The New York Stock Exchange (NYSE) is the largest equities-based exchange in the world, based on the total market capitalization of its listed securities. The NYSE is an auction market. At the NYSE, individuals are typically buying and selling between one another and an auction is occurring. The NYSE has over 2,400 companies that combine for $21.3 trillion in market capitalization. It’s also home to many of the big “blue chip” companies that have existed for decades, like Walmart, Exxon Mobil, or General Electric. This is partly because the exchange has existed since 1792.

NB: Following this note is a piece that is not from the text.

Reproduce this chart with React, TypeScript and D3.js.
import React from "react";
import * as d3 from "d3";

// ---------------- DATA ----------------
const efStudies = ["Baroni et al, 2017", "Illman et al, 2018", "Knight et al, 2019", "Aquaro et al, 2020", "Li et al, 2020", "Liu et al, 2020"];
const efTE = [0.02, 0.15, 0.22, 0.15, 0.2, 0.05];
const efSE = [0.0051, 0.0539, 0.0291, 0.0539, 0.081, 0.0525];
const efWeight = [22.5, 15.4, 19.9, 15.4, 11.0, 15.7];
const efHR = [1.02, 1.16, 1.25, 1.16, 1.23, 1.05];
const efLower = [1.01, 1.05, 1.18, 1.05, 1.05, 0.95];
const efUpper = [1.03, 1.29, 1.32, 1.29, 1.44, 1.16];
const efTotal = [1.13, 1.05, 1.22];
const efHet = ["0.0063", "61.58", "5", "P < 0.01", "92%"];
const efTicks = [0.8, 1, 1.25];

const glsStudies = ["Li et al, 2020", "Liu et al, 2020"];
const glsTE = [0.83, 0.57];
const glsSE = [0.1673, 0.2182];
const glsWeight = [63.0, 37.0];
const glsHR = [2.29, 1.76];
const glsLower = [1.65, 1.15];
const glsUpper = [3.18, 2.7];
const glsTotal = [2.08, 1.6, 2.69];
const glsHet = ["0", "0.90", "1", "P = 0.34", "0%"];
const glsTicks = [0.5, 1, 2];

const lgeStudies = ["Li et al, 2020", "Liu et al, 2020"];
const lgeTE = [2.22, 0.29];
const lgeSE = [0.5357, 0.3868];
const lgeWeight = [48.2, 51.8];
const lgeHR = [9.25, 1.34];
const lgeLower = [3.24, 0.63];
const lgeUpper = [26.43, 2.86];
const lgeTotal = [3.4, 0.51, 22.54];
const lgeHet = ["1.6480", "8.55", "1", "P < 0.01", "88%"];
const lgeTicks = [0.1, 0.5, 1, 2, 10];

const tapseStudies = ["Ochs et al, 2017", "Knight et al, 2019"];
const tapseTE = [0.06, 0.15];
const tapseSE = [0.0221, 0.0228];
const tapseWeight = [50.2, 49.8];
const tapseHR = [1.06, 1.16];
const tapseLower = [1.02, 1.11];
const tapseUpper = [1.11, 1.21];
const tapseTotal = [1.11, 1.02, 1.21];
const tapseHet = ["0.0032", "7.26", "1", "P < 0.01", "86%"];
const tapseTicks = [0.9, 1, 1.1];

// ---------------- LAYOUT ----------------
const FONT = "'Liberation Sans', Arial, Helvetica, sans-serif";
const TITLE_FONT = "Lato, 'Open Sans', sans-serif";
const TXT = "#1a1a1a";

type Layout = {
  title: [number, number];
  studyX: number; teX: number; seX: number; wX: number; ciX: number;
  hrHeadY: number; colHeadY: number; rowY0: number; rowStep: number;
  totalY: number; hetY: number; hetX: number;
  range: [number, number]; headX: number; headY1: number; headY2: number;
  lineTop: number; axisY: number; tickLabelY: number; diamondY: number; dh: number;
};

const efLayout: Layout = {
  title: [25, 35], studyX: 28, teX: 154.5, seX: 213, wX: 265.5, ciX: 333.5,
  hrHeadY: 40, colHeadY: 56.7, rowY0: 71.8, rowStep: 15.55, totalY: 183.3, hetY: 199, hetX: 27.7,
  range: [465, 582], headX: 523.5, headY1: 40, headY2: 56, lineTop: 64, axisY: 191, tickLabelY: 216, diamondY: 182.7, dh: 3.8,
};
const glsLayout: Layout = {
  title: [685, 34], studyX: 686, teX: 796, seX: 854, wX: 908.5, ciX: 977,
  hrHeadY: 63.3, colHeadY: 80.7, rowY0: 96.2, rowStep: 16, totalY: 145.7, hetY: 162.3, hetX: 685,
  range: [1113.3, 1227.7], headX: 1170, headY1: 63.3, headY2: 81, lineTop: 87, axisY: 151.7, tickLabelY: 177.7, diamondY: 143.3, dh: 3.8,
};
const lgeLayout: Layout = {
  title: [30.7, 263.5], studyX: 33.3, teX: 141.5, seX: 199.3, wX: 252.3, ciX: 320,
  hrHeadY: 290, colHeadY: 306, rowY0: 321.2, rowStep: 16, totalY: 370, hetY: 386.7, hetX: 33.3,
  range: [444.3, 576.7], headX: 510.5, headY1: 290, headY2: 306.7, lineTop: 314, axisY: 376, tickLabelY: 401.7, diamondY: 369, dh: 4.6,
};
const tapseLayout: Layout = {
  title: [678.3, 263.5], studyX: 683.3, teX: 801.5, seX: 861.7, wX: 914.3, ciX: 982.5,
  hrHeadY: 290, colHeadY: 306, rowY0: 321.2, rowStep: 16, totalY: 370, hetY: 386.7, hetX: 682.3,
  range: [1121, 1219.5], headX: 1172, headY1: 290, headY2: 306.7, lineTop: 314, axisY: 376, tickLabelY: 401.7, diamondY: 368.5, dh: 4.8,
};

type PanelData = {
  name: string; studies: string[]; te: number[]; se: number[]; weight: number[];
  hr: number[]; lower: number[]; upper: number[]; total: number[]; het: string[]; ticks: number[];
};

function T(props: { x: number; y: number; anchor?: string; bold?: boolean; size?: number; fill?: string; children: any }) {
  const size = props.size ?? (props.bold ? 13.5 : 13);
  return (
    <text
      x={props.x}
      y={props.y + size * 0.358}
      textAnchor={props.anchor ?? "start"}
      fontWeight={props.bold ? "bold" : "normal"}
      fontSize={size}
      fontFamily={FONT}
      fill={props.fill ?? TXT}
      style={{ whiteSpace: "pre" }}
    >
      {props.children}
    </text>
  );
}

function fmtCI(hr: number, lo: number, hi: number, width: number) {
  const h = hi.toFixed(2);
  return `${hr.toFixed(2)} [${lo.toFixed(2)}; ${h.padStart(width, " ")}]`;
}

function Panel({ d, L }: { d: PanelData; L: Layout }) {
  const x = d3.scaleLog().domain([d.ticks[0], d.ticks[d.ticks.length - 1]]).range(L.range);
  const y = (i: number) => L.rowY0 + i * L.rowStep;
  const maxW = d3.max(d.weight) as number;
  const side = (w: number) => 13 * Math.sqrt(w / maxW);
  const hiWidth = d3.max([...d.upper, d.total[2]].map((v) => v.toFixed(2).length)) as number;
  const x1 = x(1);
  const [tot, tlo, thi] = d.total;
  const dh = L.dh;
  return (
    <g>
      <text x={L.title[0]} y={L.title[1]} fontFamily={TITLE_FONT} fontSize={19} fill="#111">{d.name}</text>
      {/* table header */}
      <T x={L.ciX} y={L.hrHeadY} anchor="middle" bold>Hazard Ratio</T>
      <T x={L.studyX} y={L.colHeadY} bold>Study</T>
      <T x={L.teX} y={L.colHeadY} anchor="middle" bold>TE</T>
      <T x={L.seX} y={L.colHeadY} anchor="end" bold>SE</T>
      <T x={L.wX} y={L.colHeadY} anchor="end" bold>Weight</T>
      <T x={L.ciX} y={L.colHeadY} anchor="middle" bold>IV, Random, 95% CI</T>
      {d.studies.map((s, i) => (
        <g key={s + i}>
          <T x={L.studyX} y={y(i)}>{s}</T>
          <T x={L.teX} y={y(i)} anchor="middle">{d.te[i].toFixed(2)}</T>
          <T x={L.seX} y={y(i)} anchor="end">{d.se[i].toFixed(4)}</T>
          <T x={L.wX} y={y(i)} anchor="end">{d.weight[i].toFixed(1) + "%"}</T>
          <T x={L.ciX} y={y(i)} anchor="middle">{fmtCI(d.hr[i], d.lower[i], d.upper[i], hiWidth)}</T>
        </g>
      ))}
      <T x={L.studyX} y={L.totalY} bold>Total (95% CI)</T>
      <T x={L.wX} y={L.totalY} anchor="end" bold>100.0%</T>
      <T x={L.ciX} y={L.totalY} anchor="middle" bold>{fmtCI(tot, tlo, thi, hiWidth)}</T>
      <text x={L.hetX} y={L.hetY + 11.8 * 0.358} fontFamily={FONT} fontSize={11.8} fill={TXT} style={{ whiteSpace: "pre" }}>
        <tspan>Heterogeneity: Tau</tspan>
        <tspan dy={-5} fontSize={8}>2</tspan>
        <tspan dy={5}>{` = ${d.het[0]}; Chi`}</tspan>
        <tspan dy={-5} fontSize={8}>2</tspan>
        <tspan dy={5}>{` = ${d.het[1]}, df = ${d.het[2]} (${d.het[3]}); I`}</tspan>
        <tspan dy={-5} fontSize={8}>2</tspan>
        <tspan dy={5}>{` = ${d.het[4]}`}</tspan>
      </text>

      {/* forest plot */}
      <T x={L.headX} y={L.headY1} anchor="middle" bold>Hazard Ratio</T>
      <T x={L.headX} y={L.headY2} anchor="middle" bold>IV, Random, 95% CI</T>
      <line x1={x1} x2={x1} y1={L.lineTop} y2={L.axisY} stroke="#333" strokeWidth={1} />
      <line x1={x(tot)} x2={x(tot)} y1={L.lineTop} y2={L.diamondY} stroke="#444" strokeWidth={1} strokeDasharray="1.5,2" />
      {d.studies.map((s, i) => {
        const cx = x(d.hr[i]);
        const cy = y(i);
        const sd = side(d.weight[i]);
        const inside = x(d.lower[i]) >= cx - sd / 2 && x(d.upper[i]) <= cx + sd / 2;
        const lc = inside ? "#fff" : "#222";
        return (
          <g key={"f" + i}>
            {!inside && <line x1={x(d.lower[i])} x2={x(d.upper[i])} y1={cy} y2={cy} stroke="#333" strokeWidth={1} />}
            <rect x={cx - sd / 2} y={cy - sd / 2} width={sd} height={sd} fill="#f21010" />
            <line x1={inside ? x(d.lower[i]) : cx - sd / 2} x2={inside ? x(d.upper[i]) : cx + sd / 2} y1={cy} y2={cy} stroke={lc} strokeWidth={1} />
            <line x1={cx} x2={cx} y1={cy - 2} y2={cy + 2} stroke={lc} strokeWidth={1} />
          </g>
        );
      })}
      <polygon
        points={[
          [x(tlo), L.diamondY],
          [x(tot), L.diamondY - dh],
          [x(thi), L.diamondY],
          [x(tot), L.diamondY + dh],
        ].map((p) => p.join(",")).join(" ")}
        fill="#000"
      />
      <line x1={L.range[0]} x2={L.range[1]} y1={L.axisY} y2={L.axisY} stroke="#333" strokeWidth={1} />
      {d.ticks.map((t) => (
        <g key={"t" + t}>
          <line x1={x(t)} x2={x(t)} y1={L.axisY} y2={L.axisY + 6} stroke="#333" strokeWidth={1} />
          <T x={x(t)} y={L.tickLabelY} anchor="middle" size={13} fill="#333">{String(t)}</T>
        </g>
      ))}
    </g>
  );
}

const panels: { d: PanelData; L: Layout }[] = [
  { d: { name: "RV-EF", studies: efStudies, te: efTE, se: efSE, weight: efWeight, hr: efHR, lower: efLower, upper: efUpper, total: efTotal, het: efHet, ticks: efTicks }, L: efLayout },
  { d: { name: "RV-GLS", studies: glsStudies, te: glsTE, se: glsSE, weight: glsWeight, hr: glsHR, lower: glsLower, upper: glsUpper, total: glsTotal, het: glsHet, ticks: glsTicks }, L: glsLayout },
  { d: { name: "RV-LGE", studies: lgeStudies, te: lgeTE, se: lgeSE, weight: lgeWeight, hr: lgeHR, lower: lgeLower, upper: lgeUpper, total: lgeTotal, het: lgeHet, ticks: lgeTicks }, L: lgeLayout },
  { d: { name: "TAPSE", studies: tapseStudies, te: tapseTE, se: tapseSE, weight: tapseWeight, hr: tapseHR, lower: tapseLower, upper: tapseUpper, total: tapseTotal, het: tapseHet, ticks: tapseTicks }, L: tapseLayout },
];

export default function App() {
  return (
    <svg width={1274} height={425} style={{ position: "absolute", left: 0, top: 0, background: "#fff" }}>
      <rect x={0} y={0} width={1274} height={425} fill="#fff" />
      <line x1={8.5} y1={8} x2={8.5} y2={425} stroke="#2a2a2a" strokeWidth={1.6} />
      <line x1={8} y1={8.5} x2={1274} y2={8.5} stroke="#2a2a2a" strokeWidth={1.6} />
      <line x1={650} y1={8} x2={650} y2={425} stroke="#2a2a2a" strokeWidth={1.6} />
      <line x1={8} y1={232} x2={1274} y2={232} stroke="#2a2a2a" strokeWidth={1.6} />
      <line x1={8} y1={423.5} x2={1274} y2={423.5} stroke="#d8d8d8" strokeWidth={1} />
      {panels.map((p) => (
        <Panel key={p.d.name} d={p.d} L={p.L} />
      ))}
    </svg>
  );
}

Meanwhile, the Nasdaq stocks are considered more volatile and growth oriented. It also contains more companies than the NYSE, but has a wider spectrum in terms of the size of companies. Of course, the exchange is known for having the large tech-focused companies like Facebook, Google, and Amazon, but there are many smaller listings on the Nasdaq as well. In fact, there are around 1,200 smaller securities listed on the 46-year-old exchange with market caps of $200 million or less. More tech stocks will be found in Nasdaq unlike NYSE which houses more established “grandparent” companies.

Before buying a stock, investors should examine a company’s balance sheet, income statement, cash flow statement, and footnotes. These can be found in the company’s annual report, also called its 10-K. The publication of 10-K reports is mandated by the U.S. Securities and Exchange Commission (SEC). Investors can find them on the SEC’s public database, called EDGAR.

Once a stock has been analyzed, investors need to determine the potential return and volatility of the stock and whether that fits his or her particular profile. Another factor is how the stock fits in a portfolio. Most investors seek a diversified portfolio, hoping to achieve a target return while taking on the least amount of risk. Having a more concentrated portfolio increased the risk of big loss, but it also increases the total return potential. A stock’s risk and return profile affects the total portfolio’s risk and return profile, though by moving in the opposite direction of other holdings, a risky stock has the potential to make an overall portfolio less risky.